§ GOAL
Set the lines down again exactly, first line through the line that contains "col_dark = '#000080'", with no pictures.

-- START RECORDED INFORMATION --

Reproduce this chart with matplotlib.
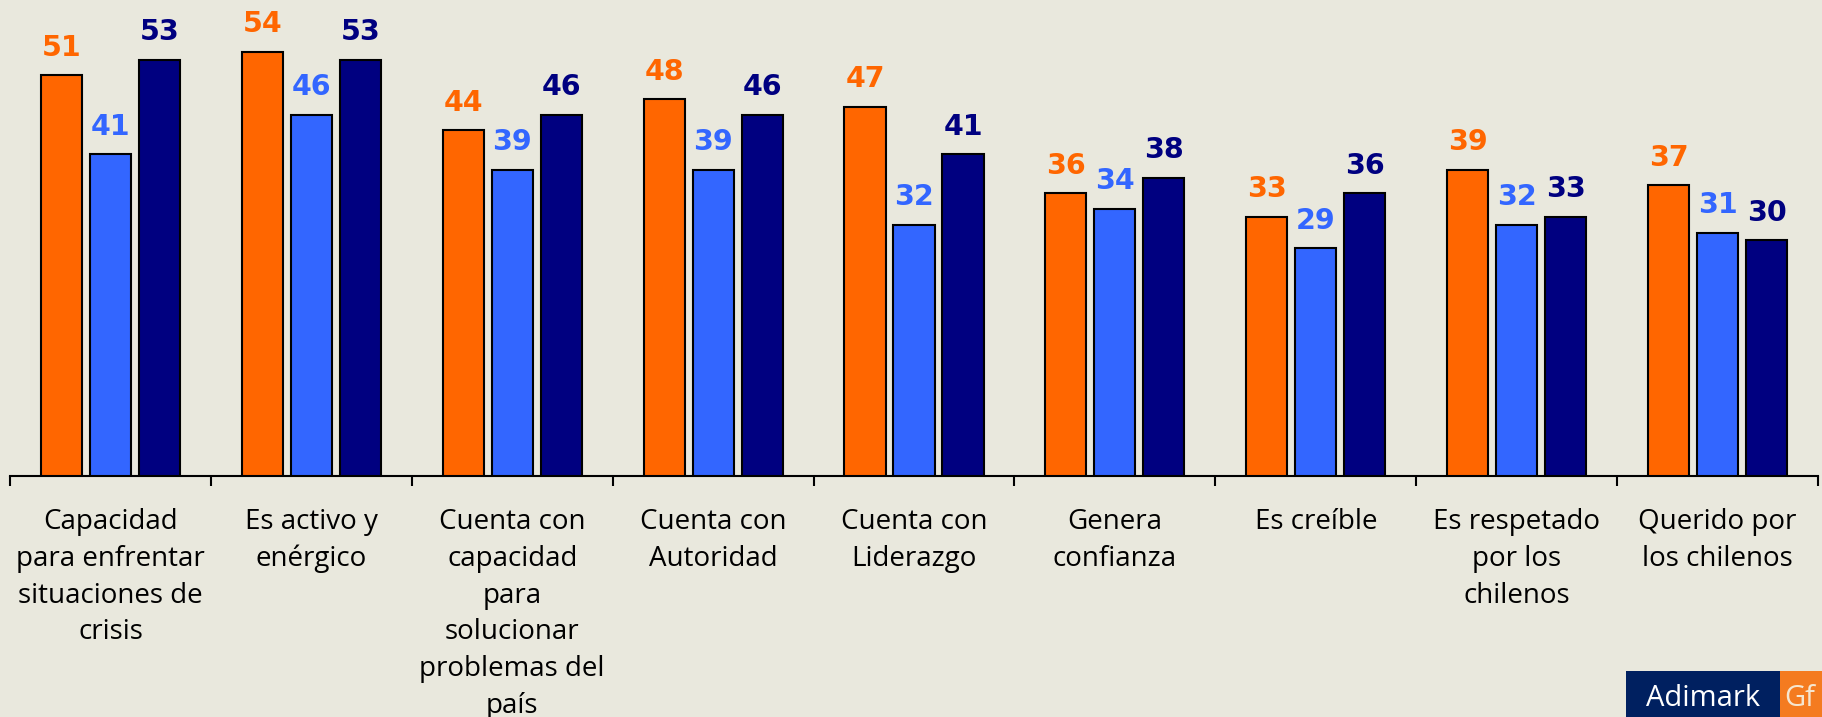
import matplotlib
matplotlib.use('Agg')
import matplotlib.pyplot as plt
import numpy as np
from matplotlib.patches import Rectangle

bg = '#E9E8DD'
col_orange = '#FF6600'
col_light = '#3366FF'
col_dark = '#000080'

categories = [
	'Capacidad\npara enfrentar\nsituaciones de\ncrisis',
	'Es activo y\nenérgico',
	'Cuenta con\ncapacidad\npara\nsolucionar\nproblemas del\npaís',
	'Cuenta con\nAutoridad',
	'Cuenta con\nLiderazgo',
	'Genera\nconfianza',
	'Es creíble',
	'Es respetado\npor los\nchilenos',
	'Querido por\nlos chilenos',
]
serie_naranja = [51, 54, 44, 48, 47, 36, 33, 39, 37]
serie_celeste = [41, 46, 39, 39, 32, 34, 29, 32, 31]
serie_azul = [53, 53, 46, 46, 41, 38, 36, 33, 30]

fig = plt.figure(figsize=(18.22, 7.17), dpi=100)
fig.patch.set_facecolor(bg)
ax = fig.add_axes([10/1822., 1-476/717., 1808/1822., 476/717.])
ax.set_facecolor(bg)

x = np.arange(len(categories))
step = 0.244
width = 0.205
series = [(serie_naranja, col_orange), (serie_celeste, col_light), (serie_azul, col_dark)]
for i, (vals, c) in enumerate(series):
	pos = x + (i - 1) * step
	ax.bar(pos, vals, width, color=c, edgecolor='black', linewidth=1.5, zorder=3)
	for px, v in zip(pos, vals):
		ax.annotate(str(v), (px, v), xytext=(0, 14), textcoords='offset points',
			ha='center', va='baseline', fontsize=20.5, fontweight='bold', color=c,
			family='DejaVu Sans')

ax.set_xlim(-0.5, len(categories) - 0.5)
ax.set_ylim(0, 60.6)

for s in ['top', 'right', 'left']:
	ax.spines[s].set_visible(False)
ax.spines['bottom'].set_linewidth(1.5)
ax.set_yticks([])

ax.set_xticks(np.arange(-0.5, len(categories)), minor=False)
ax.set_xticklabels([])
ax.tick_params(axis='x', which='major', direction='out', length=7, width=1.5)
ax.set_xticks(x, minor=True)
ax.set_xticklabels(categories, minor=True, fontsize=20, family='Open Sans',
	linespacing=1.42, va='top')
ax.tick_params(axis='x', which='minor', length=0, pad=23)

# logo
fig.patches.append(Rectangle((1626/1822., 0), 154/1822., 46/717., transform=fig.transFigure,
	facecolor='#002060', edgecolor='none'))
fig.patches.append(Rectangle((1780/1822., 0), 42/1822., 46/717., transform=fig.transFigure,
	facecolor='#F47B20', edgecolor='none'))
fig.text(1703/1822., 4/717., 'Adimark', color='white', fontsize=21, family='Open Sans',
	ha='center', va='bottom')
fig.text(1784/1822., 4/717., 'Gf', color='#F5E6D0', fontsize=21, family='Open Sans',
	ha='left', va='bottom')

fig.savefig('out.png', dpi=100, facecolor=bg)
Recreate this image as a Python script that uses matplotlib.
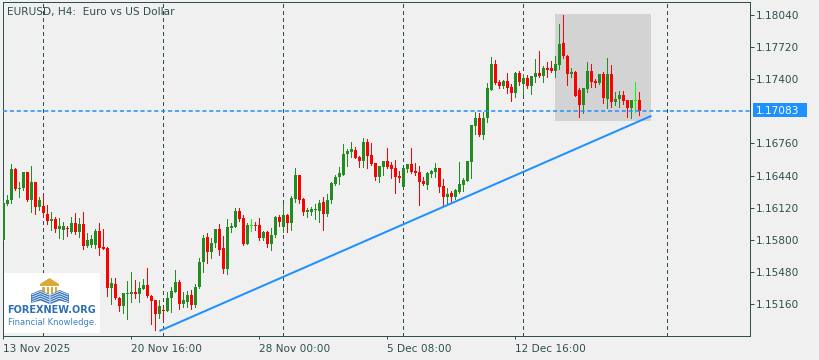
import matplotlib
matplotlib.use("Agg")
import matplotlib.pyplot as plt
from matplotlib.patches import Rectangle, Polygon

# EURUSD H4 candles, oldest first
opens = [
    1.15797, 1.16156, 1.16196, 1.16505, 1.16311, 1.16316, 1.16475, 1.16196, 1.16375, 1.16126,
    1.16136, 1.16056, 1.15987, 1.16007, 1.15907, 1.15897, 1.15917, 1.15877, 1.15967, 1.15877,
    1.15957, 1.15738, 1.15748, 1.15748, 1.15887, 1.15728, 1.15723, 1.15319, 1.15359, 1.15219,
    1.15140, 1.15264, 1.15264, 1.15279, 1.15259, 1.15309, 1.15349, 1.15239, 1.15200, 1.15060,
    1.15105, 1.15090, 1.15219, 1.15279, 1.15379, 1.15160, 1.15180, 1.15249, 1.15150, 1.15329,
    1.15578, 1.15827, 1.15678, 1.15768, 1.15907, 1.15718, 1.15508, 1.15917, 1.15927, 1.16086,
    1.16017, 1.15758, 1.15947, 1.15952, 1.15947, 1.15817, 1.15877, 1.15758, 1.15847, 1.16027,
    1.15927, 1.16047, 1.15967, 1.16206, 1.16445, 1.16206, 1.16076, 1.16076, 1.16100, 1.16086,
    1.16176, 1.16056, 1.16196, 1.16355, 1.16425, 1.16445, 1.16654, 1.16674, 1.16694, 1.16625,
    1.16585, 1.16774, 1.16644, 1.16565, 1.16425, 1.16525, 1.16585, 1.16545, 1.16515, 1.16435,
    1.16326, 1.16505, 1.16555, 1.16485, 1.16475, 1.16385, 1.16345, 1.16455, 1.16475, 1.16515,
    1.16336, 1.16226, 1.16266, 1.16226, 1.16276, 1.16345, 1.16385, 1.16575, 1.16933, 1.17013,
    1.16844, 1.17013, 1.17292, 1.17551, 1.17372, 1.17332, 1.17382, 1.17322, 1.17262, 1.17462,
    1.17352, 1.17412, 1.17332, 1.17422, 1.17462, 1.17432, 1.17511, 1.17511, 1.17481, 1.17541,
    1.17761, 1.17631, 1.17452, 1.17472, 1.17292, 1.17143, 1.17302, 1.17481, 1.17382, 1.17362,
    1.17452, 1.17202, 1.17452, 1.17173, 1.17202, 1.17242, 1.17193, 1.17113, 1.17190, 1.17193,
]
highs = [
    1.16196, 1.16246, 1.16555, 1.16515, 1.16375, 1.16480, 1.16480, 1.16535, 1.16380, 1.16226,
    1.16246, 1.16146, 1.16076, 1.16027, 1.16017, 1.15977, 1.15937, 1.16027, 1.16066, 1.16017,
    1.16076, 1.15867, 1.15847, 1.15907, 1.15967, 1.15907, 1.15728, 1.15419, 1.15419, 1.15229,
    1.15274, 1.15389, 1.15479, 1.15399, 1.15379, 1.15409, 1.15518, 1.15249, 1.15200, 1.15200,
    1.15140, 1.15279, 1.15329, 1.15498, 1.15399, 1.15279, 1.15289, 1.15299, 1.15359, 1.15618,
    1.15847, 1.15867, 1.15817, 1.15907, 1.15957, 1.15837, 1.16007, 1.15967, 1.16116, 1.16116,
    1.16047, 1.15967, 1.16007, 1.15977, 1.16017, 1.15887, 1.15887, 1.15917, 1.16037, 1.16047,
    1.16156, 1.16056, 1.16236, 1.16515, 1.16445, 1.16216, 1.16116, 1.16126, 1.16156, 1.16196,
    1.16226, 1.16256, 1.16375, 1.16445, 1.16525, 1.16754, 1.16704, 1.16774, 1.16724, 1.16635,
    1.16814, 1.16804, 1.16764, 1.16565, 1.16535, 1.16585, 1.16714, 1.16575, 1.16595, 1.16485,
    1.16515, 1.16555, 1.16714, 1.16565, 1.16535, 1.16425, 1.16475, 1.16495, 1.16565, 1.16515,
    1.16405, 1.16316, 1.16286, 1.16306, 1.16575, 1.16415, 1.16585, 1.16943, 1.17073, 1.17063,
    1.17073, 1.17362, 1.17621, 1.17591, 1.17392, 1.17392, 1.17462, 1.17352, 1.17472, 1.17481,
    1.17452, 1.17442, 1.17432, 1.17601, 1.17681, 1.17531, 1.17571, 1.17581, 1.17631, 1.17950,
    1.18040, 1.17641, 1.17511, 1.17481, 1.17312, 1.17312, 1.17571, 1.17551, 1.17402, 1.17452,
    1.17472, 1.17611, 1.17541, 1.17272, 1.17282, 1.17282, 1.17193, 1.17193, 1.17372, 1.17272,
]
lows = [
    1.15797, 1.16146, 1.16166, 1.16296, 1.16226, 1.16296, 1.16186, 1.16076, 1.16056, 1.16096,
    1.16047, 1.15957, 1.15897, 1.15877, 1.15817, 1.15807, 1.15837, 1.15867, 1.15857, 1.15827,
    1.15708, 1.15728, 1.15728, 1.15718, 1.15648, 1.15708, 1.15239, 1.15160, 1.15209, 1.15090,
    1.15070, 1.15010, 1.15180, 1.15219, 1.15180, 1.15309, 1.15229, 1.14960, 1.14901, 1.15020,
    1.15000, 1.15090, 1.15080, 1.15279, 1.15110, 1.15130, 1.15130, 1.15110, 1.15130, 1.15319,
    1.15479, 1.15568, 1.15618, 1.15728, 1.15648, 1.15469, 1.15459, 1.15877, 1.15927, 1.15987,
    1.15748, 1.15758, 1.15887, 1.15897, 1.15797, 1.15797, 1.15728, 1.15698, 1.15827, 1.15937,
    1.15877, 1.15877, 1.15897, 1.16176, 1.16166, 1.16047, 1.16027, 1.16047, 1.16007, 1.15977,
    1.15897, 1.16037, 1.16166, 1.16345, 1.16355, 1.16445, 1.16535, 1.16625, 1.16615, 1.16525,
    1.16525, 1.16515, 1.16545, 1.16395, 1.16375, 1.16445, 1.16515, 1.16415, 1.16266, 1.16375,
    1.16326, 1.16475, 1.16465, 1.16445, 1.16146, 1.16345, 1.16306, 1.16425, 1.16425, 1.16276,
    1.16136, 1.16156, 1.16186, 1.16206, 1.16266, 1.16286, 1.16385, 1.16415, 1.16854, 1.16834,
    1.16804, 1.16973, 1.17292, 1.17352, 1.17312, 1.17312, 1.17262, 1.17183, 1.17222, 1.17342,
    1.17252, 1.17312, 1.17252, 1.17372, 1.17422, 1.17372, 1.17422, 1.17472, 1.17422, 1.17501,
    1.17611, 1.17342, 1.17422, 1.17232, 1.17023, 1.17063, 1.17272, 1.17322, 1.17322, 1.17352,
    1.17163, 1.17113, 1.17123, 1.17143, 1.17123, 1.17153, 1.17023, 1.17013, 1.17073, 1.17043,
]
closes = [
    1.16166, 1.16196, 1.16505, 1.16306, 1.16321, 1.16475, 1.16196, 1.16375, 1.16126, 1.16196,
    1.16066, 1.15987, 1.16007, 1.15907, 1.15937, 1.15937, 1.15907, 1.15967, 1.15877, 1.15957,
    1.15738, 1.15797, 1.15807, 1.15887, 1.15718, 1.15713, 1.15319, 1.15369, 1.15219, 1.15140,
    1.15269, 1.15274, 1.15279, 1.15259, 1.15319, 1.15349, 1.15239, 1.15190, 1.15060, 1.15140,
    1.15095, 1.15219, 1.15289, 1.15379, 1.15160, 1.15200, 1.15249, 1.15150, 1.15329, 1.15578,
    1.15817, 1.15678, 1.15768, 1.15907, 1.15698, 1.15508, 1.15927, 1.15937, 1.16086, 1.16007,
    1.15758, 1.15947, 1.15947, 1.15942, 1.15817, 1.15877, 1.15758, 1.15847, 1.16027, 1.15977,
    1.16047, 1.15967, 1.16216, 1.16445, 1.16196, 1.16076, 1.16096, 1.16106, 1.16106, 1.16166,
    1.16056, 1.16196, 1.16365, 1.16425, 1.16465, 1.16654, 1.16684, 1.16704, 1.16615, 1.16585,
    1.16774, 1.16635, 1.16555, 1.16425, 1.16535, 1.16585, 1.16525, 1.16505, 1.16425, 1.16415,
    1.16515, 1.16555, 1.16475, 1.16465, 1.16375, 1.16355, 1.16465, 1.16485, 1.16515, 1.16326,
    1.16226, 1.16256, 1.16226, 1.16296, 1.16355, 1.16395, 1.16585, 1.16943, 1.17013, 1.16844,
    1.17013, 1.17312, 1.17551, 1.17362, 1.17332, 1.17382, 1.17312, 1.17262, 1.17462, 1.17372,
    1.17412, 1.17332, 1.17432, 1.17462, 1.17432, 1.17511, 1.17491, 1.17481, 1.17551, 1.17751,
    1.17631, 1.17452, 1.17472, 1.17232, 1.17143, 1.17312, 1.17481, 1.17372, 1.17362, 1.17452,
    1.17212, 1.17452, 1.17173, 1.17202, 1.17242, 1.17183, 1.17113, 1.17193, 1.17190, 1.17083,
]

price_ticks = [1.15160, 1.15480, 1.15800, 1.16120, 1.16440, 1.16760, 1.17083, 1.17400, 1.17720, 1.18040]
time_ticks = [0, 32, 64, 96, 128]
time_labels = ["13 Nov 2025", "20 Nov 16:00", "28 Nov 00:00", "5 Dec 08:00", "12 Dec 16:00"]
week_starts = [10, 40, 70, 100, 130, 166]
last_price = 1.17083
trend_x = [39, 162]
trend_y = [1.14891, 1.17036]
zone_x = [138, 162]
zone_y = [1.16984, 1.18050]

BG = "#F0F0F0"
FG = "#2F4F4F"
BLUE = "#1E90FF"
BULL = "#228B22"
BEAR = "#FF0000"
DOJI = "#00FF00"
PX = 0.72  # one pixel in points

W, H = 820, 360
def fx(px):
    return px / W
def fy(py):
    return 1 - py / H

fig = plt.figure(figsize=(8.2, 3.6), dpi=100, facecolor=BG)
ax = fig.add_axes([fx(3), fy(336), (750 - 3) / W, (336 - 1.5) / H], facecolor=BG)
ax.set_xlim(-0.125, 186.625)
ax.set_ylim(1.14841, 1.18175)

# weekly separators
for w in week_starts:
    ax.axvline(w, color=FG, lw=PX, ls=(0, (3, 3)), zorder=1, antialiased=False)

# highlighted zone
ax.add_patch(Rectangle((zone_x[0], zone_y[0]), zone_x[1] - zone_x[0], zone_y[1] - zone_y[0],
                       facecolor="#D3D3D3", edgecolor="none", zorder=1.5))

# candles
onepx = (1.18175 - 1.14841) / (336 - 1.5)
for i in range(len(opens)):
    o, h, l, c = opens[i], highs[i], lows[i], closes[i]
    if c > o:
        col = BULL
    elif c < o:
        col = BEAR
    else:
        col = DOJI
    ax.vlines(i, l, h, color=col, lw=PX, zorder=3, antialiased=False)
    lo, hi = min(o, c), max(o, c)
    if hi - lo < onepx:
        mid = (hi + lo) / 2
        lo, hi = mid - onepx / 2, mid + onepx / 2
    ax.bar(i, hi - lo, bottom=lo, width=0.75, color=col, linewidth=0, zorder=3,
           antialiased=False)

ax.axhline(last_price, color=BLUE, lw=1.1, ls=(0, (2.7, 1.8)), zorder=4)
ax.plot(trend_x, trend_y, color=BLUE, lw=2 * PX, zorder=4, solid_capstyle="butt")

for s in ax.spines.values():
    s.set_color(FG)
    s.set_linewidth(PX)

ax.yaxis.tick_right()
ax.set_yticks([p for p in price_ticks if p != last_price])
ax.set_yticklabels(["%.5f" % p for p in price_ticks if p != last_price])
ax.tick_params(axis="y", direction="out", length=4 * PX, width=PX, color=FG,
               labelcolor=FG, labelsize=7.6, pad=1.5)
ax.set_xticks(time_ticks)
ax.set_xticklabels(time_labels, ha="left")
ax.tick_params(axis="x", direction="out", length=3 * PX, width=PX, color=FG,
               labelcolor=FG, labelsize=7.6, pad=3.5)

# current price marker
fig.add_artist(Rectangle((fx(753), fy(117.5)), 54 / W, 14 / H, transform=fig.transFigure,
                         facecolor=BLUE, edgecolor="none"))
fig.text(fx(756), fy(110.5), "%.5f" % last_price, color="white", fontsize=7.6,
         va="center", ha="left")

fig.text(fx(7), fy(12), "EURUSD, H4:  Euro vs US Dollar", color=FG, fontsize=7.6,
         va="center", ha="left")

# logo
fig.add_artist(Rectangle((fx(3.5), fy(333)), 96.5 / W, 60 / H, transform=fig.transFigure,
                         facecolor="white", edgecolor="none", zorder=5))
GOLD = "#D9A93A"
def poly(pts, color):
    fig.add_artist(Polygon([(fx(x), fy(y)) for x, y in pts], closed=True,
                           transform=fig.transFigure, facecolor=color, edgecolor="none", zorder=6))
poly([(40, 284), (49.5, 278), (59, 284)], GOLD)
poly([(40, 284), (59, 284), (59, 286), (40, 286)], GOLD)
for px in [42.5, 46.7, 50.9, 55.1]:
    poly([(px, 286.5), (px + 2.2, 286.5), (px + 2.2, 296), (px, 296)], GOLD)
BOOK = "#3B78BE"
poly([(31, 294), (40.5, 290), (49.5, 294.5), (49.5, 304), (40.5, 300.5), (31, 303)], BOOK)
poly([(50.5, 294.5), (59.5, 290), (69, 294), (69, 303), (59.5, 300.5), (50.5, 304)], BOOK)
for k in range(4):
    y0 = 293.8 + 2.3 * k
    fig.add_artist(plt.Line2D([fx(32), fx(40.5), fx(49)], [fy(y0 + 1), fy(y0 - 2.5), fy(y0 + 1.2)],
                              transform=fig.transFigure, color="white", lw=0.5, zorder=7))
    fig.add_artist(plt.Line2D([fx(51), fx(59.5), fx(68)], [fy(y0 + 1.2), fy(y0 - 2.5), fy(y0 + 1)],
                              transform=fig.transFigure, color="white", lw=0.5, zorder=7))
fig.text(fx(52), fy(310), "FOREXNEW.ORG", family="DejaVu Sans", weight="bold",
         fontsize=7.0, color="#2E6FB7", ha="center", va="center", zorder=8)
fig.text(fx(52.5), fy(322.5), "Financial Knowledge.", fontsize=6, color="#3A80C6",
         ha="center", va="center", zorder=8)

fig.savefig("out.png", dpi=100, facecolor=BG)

-- END RECORDED INFORMATION --

§ TASK ANSWER
Reproduce this chart with matplotlib.
import matplotlib
matplotlib.use('Agg')
import matplotlib.pyplot as plt
import numpy as np
from matplotlib.patches import Rectangle

bg = '#E9E8DD'
col_orange = '#FF6600'
col_light = '#3366FF'
col_dark = '#000080'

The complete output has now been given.